Republican Representative Lance Gooden and Democratic Representative Josh Gottheimer jointly introduced the Federal Cryptocurrency Theft Enforcement and Coordination Act, which would establish a task force chaired by the Attorney General and drawing in the FBI, the Department of Homeland Security, and the Treasury Department’s Financial Crimes Enforcement Network.

The mandate covers blockchain forensics, evidence collection standards, asset tracing, and victim support. It would also extend training and technical assistance to state and local agencies. According to CoinDesk, which reviewed the bill text, the task force structure keeps the Justice Department as the primary federal coordinator across all participating agencies.

The scale of the problem gives the bill its urgency. Americans reported more than $11 billion in crypto-related losses in 2024, according to the FBI’s 2025 Internet Crime Report. The FBI logged 181,565 cryptocurrency complaints in the same period, within a total cyber-enabled crime loss figure of nearly $21 billion across all categories. The HIPAA Journal’s breakdown of the 2025 Internet Crime Report notes that AI-related incidents alone accounted for $893 million of that broader total.

Hungary Reverses Its Crypto Crackdown

Hungary’s Tisza government spokesperson Anita Köböl confirmed at a Thursday press conference that the country will unwind the 2025 crypto framework, which required approved validation for crypto conversions and attached criminal penalties to violations. ‘This was an unnecessary piece of legislation. It made practical operation impossible and frightened the market participants,’ Köböl said, according to a translation by Cointelegraph. ‘The criminal consequences also negatively impacted several hundred thousand people.’

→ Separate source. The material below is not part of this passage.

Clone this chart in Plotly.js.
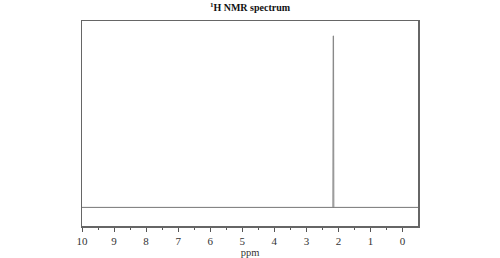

Several digital asset platforms, including Revolut, suspended crypto services in Hungary after the rules took effect. The restrictions also triggered a European Union probe into whether Hungary’s framework was compatible with EU-wide rules on digital assets, a pressure point Köböl acknowledged as part of the reversal rationale.

The policy shift brings Hungary back toward the EU’s baseline treatment of crypto under MiCA (Markets in Crypto-Assets), removing the criminal liability overhang that drove platforms and users offshore.

For the SEC tokenised stock rules story, the 60-day comment window is the next forcing function: how the industry responds to the proposed Reg NMS rescission will shape whether the replacement ‘best execution’ framework actually works for on-chain venues, or arrives with carve-outs that recreate the same barrier under a different name.